On Friday, DBS announced it agreed to acquire Citigroup’s consumer banking business in Taiwan, paying cash for the net assets plus an additional S$956 million, or around NTD19.8 billion.

Taiwan’s status has long generated tension with mainland China, which claims the island is part of its territory. However, Taiwan has governed itself independently since 1949, while threading a small diplomatic needle on whether it is independent of the mainland. Tensions periodically flare, with concerns China may eventually use force to assert its claim.

To be sure, DBS already has operations in Taiwan, which it calls a “meaningful contributor” to its earnings.

Gupta said DBS’ base case is that China will need to continue to work with Taiwan, and the mainland’s approach will be similar to how it approaches Hong Kong. 

“It will be in synchronous, it will be non-violent, and it will be influenced-based over a period of time,” Gupta said in a press conference Friday. “We are basically certain [or] do not expect the possibility of any armed moves any conflict in the course of this decade.”

Gupta noted that Hong Kong has continued to prosper economically even as it remained within China’s one country-two systems framework. 

To be sure, Hong Kong has faced violent protests and crackdowns in recent years over how China has approached the protectorate, and amid concerns civil liberties there have been steadily eroding. 

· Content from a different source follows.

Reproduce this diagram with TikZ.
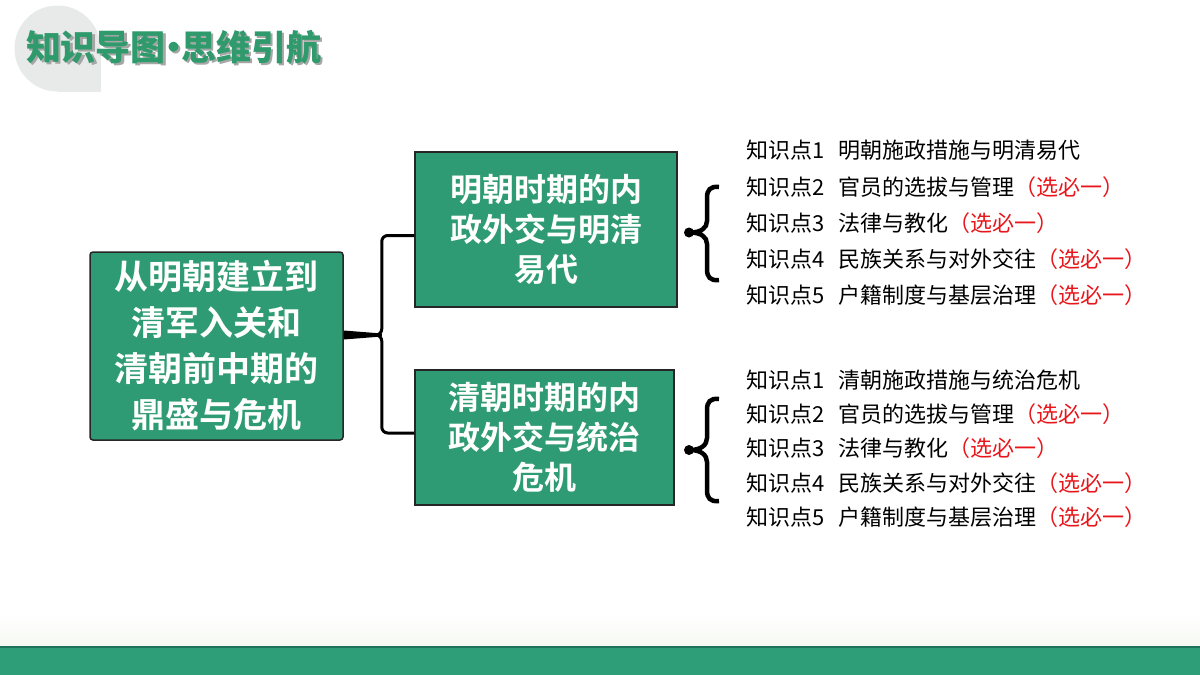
\documentclass[tikz,border=0pt]{standalone}
\usepackage{fontspec}
\usepackage{tikz}
\usetikzlibrary{calc}
\setmainfont{Noto Sans CJK SC}[BoldFont={Noto Sans CJK SC Bold}]
\newfontfamily\titlefont{Noto Sans CJK SC Black}
\definecolor{MindGreen}{HTML}{2E9B74}
\definecolor{BandGreen}{HTML}{2E9E78}
\definecolor{BandLine}{HTML}{1F7358}
\definecolor{TitleGreen}{HTML}{2F9A6C}
\definecolor{BubbleGray}{HTML}{E7EAE9}
\definecolor{FadeCream}{HTML}{F6F9F1}
\definecolor{NoteRed}{HTML}{E8161B}

\begin{document}
\begin{tikzpicture}[x=1pt, y=-1pt,
    topic/.style={draw=black!85, line width=1.5pt, fill=MindGreen, text=white, align=center, inner sep=2pt},
    point/.style={anchor=west, inner sep=0pt, font=\fontsize{22}{22}\selectfont},
    link/.style={line width=3pt, rounded corners=6pt},
    curly/.style={line width=4.5pt}]
    \useasboundingbox (0,0) rectangle (1200,675);
    \fill[white] (0,0) rectangle (1200,675);

    % title
    \fill[BubbleGray] (57.5,48.5) circle[radius=43pt];
    \fill[BubbleGray] (57.5,48.5) rectangle (100.5,91.5);
    \node[text=black!35, font=\titlefont\fontsize{35}{35}\selectfont] (titleshadow) at (175.5,49) {知识导图\kern-10pt·\kern-10pt思维引航};
    \node[text=TitleGreen, font=\titlefont\fontsize{35}{35}\selectfont] (title) at (173.5,47) {知识导图\kern-10pt·\kern-10pt思维引航};

    % topics
    \node (main) [topic, rounded corners=3pt, minimum width=253pt, minimum height=188pt, font=\bfseries\fontsize{34}{46}\selectfont] at (216.5,346) {从明朝建立到\\清军入关和\\清朝前中期的\\鼎盛与危机};
    \node (ming) [topic, minimum width=262pt, minimum height=155pt, font=\bfseries\fontsize{32}{40}\selectfont] at (546,229.5) {明朝时期的内\\政外交与明清\\易代};
    \node (qing) [topic, minimum width=259pt, minimum height=135pt, font=\bfseries\fontsize{32}{40}\selectfont] at (544.5,437.5) {清朝时期的内\\政外交与统治\\危机};

    % fork
    \coordinate (fork) at ($(main.east)+(38,-11)$);
    \fill ($(main.east)+(0,-15.5)$) -- ($(fork)+(0,-1.5)$) -- ($(fork)+(0,1.5)$) -- ($(main.east)+(0,-6.5)$) -- cycle;
    \draw[link] ([yshift=11pt]main.east) -- (fork) |- ([yshift=-6pt]ming.west);
    \draw[link] ([yshift=11pt]main.east) -- (fork) |- ([yshift=4.5pt]qing.west);

    % knowledge points, Ming
    \node[point] (ming1) at (746,150) {知识点1\hspace{14pt}明朝施政措施与明清易代};
    \node[point] (ming2) at (746,187) {知识点2\hspace{14pt}官员的选拔与管理\textcolor{NoteRed}{（选必一）}};
    \node[point] (ming3) at (746,223) {知识点3\hspace{14pt}法律与教化\textcolor{NoteRed}{（选必一）}};
    \node[point] (ming4) at (746,259) {知识点4\hspace{14pt}民族关系与对外交往\textcolor{NoteRed}{（选必一）}};
    \node[point] (ming5) at (746,295) {知识点5\hspace{14pt}户籍制度与基层治理\textcolor{NoteRed}{（选必一）}};
    \draw[curly] (719,187) .. controls (710,186) and (707,190) .. (707,198) -- (707,221)
        .. controls (707,228) and (701,232.5) .. (690,232.5)
        .. controls (701,232.5) and (707,237) .. (707,244) -- (707,269)
        .. controls (707,277) and (710,281) .. (719,280);
    \fill (689,232.5) circle[radius=5pt];

    % knowledge points, Qing
    \node[point] (qing1) at (746,380) {知识点1\hspace{14pt}清朝施政措施与统治危机};
    \node[point] (qing2) at (746,414) {知识点2\hspace{14pt}官员的选拔与管理\textcolor{NoteRed}{（选必一）}};
    \node[point] (qing3) at (746,448) {知识点3\hspace{14pt}法律与教化\textcolor{NoteRed}{（选必一）}};
    \node[point] (qing4) at (746,483) {知识点4\hspace{14pt}民族关系与对外交往\textcolor{NoteRed}{（选必一）}};
    \node[point] (qing5) at (746,517) {知识点5\hspace{14pt}户籍制度与基层治理\textcolor{NoteRed}{（选必一）}};
    \draw[curly] (719,399) .. controls (710,398) and (707,402) .. (707,410) -- (707,438)
        .. controls (707,445) and (701,450) .. (690,450)
        .. controls (701,450) and (707,455) .. (707,462) -- (707,490)
        .. controls (707,498) and (710,502) .. (719,501);
    \fill (689,450) circle[radius=5pt];

    % bottom band
    \shade[top color=white, bottom color=FadeCream] (0,615) rectangle (1200,646);
    \fill[BandGreen] (0,647) rectangle (1200,675);
    \draw[BandLine, line width=1.5pt] (0,647) -- (1200,647);
\end{tikzpicture}
\end{document}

The Council on Foreign Relations reported in mid-2021 that opinion polls in Taiwan show most Taiwanese reject the idea of a one country-two systems model, particularly after seeing it play out in Hong Kong. 

But Gupta said his bank believed the possibility of armed conflict was remote.

Taiwan is critical for everybody, including China, in terms of its technology prowess and the chip capacity,” Gupta said. “Our general view is that, given where we are in the bank, that is an acceptable and meaningful risk for us to take.”